Problem statement
Repeat exactly the lines from the line with "Write the Plotly code for this chart." to the line with "W, H = 1194, 719", including both, and leave out any pictures.
BEGIN Input for this task
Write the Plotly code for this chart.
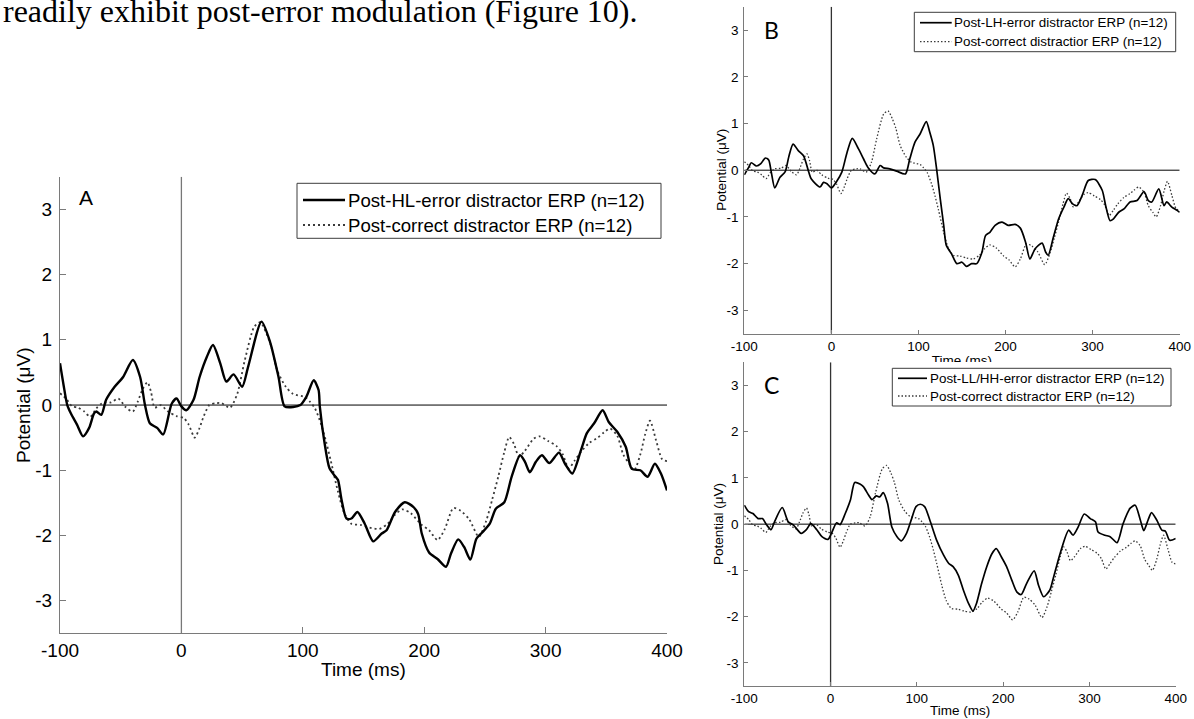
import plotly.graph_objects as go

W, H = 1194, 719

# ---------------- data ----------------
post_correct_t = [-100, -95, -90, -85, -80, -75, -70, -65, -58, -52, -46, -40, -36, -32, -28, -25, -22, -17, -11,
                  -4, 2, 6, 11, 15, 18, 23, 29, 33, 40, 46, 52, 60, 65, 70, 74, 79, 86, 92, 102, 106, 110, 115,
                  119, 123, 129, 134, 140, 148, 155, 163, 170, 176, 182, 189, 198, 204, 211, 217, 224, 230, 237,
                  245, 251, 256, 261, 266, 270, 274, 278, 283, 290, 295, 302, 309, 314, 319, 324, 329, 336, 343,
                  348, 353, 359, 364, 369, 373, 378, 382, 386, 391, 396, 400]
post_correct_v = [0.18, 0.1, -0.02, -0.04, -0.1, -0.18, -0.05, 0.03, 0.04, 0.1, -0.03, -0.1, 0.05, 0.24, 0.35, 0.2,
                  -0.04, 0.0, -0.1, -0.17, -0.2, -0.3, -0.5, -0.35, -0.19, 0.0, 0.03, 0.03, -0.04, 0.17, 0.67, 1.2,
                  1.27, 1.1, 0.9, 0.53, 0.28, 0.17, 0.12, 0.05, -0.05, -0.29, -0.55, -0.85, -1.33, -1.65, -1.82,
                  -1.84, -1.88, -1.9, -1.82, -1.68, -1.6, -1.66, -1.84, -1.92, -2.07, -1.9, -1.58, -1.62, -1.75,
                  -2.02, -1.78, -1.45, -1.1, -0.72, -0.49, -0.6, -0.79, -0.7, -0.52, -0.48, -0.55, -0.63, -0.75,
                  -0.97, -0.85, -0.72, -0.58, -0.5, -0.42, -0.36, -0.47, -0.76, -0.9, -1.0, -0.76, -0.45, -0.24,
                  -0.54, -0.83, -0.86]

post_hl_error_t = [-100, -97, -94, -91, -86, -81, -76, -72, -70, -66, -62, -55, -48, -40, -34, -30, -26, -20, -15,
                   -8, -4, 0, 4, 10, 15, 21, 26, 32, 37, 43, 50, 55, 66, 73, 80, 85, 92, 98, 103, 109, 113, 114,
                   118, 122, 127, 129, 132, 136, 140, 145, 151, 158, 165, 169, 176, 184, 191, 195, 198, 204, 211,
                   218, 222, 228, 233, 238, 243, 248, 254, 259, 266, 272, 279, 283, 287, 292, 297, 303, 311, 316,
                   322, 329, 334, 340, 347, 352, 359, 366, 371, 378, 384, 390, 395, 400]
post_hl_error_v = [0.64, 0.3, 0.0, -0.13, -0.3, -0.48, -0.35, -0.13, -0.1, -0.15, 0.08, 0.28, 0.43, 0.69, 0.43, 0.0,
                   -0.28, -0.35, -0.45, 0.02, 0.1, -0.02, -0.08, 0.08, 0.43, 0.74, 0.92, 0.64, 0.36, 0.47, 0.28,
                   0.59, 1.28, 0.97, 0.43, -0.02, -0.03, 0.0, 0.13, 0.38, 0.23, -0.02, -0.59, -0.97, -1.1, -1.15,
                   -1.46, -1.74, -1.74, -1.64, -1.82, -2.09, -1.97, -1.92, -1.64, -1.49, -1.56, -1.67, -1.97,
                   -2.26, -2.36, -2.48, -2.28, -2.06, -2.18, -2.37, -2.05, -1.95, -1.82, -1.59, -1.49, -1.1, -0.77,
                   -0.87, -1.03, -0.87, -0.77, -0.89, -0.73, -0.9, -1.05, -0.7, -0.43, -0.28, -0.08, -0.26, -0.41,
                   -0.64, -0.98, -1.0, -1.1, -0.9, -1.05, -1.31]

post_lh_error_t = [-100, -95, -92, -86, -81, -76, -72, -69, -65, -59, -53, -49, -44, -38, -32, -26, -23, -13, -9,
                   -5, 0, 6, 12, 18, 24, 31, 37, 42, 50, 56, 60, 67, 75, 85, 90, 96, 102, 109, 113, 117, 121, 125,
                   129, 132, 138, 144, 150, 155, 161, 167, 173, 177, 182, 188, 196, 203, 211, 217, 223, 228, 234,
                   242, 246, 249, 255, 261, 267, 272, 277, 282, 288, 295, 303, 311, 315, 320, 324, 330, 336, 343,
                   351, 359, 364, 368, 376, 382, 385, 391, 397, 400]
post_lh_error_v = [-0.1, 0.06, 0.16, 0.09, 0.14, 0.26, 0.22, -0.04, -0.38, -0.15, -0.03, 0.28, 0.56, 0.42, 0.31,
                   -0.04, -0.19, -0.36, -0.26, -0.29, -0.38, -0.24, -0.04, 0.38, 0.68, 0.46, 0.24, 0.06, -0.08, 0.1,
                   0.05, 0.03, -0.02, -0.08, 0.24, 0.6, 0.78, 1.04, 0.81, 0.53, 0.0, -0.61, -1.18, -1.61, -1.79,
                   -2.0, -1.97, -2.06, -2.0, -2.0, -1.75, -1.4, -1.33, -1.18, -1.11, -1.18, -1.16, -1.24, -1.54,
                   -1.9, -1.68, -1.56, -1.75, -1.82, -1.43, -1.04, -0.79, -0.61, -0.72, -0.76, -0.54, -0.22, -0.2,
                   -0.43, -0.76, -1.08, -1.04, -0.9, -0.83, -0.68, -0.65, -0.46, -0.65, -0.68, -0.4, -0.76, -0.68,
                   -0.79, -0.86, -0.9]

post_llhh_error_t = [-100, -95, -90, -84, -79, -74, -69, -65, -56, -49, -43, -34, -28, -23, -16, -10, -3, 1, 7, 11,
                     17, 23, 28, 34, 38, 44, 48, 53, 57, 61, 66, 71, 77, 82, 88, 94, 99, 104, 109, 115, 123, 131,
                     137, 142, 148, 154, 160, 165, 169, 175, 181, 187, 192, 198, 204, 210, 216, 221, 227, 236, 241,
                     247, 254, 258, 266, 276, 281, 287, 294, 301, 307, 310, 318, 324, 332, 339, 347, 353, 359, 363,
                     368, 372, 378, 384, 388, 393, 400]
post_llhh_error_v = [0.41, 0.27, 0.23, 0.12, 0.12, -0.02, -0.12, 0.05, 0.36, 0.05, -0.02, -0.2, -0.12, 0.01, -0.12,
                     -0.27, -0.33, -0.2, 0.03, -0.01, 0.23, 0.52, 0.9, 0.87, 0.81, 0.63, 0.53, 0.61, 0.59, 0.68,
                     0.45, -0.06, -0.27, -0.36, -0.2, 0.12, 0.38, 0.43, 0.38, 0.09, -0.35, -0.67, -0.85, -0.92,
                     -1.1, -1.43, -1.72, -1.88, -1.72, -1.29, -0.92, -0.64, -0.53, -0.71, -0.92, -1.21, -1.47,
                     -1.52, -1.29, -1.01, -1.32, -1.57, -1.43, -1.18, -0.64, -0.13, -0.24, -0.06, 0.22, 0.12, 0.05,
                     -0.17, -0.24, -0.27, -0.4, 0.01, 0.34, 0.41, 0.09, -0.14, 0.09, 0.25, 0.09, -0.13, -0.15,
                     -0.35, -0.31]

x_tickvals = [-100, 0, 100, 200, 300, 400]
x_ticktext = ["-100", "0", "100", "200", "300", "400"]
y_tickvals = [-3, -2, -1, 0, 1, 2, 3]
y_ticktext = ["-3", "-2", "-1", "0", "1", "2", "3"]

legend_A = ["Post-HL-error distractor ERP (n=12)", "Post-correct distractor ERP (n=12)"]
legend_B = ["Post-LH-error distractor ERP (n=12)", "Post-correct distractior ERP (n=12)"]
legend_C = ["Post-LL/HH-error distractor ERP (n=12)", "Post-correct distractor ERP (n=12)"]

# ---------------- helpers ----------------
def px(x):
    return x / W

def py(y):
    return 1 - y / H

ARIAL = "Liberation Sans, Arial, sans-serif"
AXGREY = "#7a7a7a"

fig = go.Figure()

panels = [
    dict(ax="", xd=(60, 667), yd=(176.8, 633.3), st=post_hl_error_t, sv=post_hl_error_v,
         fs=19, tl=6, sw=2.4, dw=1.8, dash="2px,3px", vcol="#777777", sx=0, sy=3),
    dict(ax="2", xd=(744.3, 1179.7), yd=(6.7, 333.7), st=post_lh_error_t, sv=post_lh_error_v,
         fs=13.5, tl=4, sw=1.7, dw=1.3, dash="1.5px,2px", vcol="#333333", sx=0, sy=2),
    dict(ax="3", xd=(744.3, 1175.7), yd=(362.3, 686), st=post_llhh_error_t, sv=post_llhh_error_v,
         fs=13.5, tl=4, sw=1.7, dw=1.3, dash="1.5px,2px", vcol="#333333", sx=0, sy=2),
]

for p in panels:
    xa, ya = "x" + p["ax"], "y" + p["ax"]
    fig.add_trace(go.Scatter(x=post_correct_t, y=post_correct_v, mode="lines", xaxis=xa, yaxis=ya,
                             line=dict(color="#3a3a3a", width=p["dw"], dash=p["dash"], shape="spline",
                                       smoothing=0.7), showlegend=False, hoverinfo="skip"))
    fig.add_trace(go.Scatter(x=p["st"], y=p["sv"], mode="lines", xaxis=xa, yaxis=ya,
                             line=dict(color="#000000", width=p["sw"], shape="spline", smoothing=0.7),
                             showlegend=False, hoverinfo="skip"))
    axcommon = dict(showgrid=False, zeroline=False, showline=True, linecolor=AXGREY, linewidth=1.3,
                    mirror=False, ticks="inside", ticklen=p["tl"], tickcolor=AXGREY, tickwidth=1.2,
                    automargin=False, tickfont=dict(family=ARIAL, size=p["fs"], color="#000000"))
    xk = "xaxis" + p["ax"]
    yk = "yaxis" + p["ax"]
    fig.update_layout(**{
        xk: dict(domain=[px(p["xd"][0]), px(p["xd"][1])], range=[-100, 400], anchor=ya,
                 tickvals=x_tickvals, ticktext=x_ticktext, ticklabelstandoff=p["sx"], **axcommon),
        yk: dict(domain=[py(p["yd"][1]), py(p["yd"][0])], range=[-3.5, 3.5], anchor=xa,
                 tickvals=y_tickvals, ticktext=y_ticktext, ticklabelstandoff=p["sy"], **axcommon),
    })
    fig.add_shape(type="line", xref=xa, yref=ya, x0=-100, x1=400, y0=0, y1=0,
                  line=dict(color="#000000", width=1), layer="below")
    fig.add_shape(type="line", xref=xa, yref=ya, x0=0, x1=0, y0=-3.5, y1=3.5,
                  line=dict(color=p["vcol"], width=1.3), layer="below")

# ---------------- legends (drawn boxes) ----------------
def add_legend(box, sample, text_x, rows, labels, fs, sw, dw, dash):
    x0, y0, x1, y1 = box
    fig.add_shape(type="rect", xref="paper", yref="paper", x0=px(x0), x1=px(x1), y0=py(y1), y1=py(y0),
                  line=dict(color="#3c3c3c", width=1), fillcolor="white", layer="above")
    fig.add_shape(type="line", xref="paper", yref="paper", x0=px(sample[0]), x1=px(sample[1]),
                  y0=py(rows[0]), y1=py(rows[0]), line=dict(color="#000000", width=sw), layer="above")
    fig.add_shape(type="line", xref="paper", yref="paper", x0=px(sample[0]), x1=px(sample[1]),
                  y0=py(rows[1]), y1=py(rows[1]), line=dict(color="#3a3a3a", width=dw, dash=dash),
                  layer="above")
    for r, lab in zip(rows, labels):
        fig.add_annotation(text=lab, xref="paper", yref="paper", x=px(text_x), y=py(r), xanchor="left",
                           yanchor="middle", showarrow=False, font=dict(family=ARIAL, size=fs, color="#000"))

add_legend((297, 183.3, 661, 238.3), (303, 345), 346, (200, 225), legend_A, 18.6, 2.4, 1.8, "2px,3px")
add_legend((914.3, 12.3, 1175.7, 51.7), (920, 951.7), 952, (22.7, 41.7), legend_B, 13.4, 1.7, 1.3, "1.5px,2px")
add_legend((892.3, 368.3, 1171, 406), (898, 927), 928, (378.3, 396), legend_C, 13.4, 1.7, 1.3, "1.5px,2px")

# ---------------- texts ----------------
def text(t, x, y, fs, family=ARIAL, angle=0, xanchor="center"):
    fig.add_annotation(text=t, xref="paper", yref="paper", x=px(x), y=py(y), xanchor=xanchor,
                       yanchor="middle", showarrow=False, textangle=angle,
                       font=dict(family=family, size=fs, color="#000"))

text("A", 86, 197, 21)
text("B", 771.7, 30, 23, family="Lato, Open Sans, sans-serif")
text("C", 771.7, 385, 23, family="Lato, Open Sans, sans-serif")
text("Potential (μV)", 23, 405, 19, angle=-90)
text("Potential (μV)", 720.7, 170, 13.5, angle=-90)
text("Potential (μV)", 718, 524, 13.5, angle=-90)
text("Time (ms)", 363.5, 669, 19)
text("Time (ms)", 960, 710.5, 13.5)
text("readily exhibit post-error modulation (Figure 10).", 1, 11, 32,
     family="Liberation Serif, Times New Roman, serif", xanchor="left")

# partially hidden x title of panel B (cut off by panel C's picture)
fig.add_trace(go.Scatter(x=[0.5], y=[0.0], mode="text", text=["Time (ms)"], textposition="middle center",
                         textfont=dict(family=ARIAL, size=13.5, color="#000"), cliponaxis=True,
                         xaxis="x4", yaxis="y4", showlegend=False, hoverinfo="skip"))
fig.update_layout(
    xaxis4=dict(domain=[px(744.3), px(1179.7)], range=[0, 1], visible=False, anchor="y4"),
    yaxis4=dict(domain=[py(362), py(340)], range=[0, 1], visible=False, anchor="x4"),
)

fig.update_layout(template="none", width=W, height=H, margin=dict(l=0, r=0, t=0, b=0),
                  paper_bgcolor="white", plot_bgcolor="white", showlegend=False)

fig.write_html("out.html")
END Input for this task
BEGIN Input for this task
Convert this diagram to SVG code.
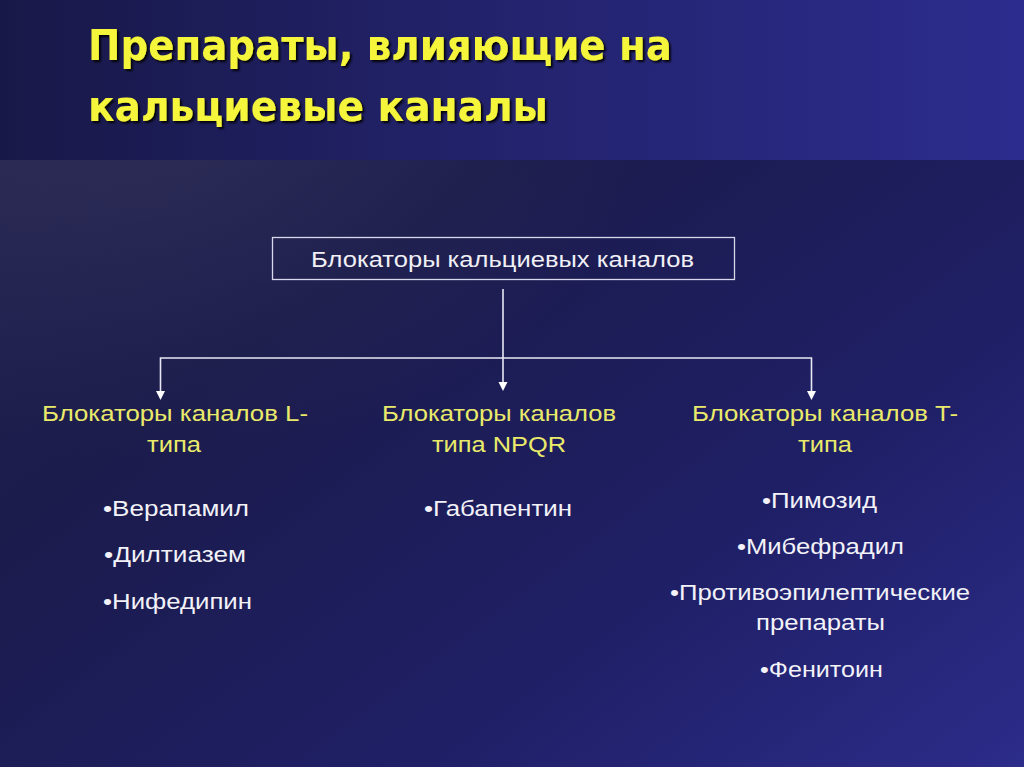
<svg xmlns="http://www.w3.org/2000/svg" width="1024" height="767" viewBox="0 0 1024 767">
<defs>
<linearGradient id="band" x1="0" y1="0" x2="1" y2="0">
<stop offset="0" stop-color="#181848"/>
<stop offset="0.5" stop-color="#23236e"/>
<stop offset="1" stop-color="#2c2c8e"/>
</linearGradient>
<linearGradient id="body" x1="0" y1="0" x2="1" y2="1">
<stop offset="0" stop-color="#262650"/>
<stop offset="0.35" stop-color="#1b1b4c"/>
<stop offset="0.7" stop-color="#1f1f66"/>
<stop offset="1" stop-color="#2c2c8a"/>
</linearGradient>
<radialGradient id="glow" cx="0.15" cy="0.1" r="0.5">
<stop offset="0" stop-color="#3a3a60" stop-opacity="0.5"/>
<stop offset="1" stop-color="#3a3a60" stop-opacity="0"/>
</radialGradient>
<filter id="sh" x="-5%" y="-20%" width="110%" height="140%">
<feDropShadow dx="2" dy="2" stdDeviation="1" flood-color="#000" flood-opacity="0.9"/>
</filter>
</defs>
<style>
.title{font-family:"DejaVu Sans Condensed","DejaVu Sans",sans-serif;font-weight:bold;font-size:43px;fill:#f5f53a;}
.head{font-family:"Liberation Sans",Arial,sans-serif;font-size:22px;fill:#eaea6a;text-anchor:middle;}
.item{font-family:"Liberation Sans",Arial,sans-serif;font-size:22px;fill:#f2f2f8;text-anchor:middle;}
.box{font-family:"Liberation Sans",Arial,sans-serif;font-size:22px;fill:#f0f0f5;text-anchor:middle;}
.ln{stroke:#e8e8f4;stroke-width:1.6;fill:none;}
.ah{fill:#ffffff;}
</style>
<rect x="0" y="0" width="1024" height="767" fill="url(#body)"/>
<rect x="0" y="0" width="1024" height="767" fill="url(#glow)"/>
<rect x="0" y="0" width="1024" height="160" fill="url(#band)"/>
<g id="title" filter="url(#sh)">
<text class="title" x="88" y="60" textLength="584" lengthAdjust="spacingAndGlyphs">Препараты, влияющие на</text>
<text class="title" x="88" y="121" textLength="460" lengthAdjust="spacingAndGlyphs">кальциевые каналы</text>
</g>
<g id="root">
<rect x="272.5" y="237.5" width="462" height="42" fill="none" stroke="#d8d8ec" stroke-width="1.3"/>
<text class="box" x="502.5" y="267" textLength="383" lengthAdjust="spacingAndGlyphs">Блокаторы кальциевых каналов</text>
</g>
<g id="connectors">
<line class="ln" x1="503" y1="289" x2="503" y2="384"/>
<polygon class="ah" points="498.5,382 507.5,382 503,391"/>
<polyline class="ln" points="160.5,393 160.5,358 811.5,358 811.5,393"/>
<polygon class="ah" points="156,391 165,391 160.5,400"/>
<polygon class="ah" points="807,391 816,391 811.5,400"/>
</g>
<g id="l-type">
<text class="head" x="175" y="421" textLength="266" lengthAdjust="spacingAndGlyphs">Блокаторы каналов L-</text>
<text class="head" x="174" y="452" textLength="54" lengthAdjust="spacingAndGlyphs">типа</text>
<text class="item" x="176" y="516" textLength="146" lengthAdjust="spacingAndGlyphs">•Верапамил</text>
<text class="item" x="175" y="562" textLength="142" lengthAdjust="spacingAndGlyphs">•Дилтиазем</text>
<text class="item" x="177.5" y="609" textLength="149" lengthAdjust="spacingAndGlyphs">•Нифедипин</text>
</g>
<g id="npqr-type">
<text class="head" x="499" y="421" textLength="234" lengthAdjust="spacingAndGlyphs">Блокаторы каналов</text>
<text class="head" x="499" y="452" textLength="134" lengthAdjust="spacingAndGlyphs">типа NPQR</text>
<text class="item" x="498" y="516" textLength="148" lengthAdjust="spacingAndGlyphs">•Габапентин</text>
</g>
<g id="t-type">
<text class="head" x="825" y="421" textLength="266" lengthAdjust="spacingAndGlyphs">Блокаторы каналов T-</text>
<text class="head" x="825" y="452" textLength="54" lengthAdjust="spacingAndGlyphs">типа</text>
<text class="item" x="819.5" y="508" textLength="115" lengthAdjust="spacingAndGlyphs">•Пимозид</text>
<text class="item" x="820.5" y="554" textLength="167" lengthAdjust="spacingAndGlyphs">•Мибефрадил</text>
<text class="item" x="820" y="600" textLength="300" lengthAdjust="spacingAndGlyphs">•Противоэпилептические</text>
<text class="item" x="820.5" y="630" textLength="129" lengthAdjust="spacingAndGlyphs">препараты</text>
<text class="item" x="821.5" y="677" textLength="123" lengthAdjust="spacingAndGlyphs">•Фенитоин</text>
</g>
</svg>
END Input for this task
Correct answer
Write the Plotly code for this chart.
import plotly.graph_objects as go

W, H = 1194, 719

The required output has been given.